Coalition of Palestinian and Israeli Women Push Bi-Lateral Talks

May 26, 2006

Source: peacejournalism.com/womensenews

http://peacejournalism.com/ReadArticle.asp?ArticleID=8926

On May 26, 2006 Women's eNews reported, "As the Israeli-Palestinian conflict appears increasingly intractable, a group of women are pressing bilateral spirit into a peace process they say still stands a chance of revival.

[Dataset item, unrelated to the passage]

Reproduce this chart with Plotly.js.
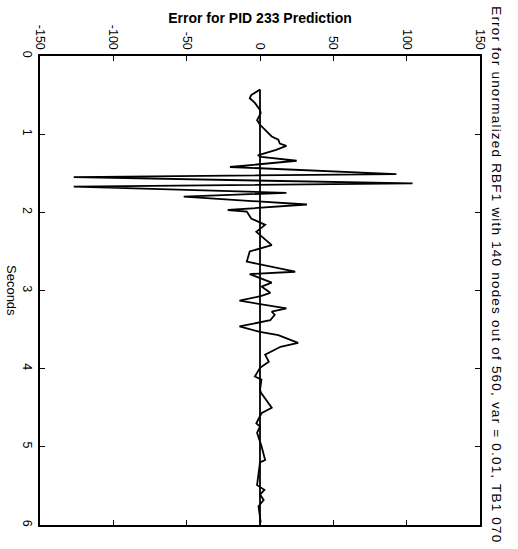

To keep the hope of peace alive, Israelis and Palestinians must engage in genuine negotiations, warned members of the International Women's Commission, a coalition of 60 female activists and government officials, two-thirds of whom are Israelis and Palestinian Arabs. 'Unilateralism is not the answer,' read a joint statement issued earlier this month by the women, who came to the United States the first week in May to build support for a process requiring both sides of the dispute to redraw the West Bank borders... 'It's very hard to get domestic women's organizations to do as much international work as they used to do,' said Jessica Neuwirth, president of Equality Now, a New York-based international women's rights organization that is also working with the commission. 'They are all supportive; they just feel like they're under siege in so many different ways.' The commission--composed of prominent Israeli, Palestinian and international women-- was founded upon ideas set forth in Resolution 1325, which passed the United Nations Security Council in 2000. It urges member states to involve more women in government efforts to prevent, manage and resolve conflict. Some women have played key roles in peace negotiations in the Middle East, said Phyllis Bennis, a fellow at the Institute for Policy Studies in Washington, D.C. Hanan Ashrawi, a Palestinian peace activist and literature professor, was involved in earlier stages of the process when Palestine was engaged, and Rice and Israeli Foreign Minister Tzipi Livni are now involved in negotiations between Israel and the United States. But that 'does not change the reality that in the Middle East and in the United States, like in every other region of the world, women are underrepresented' in peace talks, Bennis said."